**WHAT THE EXERCISE ASKS**. From the listing below, copy only the lines running from the line that contains "Rebuild this chart" to the line that contains "acceptor_potential = [3.674, 4.184, 4.929, 5.545]", both included.

···

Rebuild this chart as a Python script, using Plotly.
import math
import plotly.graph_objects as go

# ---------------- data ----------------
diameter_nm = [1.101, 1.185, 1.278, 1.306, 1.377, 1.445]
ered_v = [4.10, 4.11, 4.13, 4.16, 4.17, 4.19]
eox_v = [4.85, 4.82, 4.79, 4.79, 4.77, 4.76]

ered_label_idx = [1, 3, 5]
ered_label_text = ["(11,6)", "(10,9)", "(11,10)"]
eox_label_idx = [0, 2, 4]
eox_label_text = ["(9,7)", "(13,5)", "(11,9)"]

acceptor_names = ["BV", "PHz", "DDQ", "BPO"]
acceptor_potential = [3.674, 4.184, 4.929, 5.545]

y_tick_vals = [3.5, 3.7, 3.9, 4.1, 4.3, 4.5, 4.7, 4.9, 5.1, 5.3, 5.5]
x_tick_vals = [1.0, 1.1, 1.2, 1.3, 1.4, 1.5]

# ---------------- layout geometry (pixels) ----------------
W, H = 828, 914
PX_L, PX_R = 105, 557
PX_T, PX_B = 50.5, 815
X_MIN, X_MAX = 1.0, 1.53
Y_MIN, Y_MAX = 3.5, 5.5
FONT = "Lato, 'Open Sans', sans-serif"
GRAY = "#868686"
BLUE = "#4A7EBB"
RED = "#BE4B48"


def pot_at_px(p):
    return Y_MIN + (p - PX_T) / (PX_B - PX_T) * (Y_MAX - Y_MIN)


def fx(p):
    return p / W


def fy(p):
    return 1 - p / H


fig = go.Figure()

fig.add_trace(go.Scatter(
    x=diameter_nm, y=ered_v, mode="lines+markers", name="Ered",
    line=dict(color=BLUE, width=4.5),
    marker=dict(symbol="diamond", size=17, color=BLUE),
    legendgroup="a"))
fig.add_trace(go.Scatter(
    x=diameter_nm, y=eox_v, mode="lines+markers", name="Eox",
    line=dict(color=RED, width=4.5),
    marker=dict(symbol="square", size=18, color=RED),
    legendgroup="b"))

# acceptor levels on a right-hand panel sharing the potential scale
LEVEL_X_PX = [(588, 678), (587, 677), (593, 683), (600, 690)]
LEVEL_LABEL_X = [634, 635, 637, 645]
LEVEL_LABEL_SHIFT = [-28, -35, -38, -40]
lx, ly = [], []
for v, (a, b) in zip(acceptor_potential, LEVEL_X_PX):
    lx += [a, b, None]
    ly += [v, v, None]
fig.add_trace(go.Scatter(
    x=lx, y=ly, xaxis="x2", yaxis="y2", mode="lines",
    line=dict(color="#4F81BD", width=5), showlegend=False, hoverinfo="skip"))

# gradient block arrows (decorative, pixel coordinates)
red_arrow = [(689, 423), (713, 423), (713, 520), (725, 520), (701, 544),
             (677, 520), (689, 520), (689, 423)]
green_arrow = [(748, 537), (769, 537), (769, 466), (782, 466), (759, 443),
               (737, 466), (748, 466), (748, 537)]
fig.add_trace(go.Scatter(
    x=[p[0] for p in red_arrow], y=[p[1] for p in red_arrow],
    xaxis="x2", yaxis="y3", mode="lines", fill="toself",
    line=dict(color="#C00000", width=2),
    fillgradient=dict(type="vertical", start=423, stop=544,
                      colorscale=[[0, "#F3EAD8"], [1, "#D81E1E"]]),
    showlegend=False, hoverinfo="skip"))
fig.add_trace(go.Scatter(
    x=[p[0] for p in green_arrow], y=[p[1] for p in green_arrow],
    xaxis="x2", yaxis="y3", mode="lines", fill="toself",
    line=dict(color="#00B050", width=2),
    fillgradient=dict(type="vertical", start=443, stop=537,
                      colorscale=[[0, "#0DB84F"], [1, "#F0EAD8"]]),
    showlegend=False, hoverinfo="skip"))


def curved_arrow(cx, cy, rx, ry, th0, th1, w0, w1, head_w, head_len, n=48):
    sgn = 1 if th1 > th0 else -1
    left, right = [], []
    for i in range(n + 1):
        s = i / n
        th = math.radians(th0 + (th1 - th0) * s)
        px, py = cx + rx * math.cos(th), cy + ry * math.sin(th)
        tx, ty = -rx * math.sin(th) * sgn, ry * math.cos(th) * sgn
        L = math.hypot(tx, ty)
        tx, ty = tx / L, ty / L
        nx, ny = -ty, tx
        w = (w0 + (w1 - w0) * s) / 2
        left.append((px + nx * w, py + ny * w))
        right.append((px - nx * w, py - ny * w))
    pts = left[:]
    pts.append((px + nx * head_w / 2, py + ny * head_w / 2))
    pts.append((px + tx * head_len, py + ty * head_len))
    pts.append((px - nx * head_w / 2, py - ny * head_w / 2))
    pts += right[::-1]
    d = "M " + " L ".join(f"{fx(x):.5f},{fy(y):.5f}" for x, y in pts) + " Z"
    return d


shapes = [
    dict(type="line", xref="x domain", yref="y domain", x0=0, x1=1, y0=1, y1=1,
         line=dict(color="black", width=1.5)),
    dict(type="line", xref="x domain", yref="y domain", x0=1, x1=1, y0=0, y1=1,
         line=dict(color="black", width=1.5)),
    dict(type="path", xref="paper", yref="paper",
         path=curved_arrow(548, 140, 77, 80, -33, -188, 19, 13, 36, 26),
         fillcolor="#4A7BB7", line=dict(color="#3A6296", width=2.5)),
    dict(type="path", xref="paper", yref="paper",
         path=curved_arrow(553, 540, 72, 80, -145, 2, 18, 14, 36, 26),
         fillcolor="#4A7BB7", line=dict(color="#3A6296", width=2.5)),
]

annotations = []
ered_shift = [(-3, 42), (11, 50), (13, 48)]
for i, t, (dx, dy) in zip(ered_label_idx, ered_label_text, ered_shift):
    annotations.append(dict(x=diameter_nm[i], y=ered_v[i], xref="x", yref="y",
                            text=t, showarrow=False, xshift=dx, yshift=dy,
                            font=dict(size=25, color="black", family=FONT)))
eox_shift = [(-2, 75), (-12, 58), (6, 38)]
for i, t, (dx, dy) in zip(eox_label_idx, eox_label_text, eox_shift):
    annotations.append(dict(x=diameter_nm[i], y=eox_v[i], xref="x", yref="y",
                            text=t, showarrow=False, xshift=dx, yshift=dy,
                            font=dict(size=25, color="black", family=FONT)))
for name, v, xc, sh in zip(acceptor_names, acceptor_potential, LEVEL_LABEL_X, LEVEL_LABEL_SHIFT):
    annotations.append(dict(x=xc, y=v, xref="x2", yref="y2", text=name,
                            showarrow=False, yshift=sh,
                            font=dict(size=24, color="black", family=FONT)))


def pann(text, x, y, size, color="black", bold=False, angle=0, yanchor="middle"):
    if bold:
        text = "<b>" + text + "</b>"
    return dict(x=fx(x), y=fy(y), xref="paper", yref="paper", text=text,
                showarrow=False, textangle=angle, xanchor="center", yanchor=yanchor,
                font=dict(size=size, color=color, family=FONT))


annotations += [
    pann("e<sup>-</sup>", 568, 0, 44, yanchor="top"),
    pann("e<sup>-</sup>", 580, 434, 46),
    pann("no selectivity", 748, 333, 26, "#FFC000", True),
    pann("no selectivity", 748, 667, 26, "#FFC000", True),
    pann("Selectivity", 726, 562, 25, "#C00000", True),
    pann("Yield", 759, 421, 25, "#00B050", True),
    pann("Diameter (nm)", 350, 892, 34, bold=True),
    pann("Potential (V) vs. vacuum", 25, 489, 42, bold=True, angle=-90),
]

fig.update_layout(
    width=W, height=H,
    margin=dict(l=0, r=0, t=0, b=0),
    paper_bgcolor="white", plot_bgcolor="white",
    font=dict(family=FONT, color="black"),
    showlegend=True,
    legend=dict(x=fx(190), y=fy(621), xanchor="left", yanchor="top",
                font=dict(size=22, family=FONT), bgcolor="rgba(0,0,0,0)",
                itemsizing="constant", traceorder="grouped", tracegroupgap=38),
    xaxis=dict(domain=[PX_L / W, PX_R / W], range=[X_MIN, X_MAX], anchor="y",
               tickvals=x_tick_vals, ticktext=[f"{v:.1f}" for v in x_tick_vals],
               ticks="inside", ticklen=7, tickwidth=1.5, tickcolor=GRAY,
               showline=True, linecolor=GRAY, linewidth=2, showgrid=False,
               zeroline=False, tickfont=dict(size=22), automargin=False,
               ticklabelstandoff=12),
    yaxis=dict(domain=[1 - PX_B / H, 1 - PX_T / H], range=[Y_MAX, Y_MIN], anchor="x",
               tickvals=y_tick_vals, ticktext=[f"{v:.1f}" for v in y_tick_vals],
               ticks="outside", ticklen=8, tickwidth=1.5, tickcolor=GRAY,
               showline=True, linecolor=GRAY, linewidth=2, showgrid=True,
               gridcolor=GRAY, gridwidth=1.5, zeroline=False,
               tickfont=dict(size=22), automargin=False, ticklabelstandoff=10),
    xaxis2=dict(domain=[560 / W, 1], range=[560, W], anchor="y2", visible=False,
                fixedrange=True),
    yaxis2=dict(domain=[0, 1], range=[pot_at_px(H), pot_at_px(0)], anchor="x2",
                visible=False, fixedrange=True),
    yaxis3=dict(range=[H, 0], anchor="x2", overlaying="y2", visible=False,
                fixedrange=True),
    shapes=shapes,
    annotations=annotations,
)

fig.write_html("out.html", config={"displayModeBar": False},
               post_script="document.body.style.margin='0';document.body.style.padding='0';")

···

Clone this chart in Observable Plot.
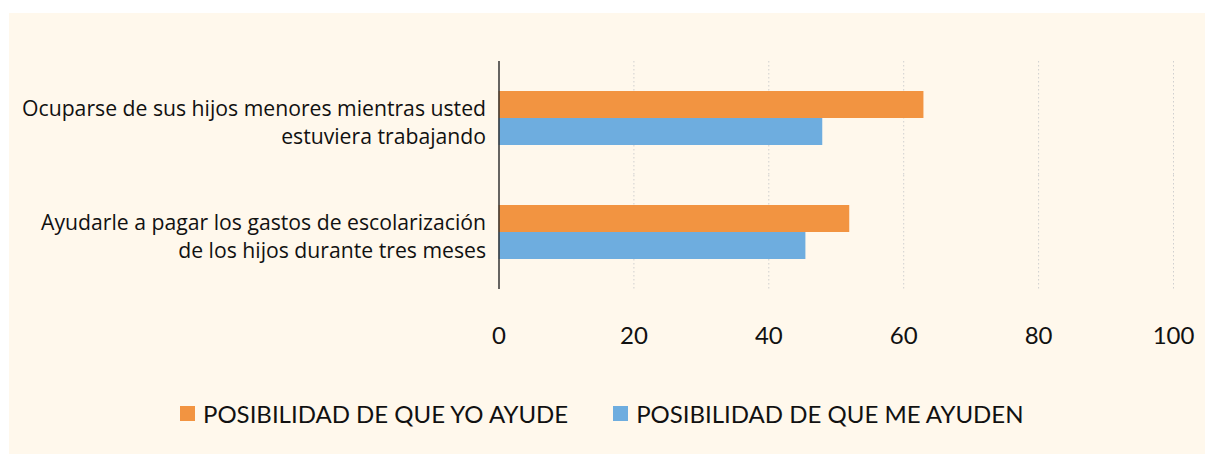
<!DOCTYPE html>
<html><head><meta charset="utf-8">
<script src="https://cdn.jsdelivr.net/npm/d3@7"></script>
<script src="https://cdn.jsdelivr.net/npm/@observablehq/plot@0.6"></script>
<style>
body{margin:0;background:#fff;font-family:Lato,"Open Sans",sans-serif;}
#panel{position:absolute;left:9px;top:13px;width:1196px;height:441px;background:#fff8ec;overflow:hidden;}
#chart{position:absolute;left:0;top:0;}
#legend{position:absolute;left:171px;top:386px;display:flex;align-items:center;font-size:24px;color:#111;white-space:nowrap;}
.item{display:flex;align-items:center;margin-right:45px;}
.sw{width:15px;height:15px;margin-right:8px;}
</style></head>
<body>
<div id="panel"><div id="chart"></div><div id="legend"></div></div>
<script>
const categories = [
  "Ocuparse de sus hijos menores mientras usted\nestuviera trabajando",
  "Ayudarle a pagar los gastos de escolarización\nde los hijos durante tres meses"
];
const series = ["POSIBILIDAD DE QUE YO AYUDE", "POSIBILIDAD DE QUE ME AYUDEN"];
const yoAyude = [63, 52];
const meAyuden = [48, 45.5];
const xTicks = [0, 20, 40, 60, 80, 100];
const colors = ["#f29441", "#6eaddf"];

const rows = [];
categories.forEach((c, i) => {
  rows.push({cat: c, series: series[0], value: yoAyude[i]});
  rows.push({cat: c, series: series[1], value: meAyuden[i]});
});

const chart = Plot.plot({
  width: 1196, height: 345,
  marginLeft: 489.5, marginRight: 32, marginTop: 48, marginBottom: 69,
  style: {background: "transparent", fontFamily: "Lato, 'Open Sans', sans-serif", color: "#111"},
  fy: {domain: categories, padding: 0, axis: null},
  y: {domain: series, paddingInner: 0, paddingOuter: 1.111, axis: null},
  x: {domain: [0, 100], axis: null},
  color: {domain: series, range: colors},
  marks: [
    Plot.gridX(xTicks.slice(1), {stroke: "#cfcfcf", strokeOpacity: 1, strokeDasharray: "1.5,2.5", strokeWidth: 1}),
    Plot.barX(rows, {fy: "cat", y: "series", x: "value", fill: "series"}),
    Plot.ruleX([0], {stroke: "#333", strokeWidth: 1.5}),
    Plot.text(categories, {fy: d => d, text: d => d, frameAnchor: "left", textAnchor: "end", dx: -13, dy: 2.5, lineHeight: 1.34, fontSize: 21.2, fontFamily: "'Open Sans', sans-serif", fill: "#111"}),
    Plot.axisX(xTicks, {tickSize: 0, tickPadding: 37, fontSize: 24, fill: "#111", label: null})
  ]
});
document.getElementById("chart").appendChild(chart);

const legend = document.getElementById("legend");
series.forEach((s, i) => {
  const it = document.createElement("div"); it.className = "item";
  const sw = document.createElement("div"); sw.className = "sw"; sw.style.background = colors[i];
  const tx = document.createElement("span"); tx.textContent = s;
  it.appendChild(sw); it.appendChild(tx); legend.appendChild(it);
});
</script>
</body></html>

···

**THE REPLY**.
Rebuild this chart as a Python script, using Plotly.
import math
import plotly.graph_objects as go

# ---------------- data ----------------
diameter_nm = [1.101, 1.185, 1.278, 1.306, 1.377, 1.445]
ered_v = [4.10, 4.11, 4.13, 4.16, 4.17, 4.19]
eox_v = [4.85, 4.82, 4.79, 4.79, 4.77, 4.76]

ered_label_idx = [1, 3, 5]
ered_label_text = ["(11,6)", "(10,9)", "(11,10)"]
eox_label_idx = [0, 2, 4]
eox_label_text = ["(9,7)", "(13,5)", "(11,9)"]

acceptor_names = ["BV", "PHz", "DDQ", "BPO"]
acceptor_potential = [3.674, 4.184, 4.929, 5.545]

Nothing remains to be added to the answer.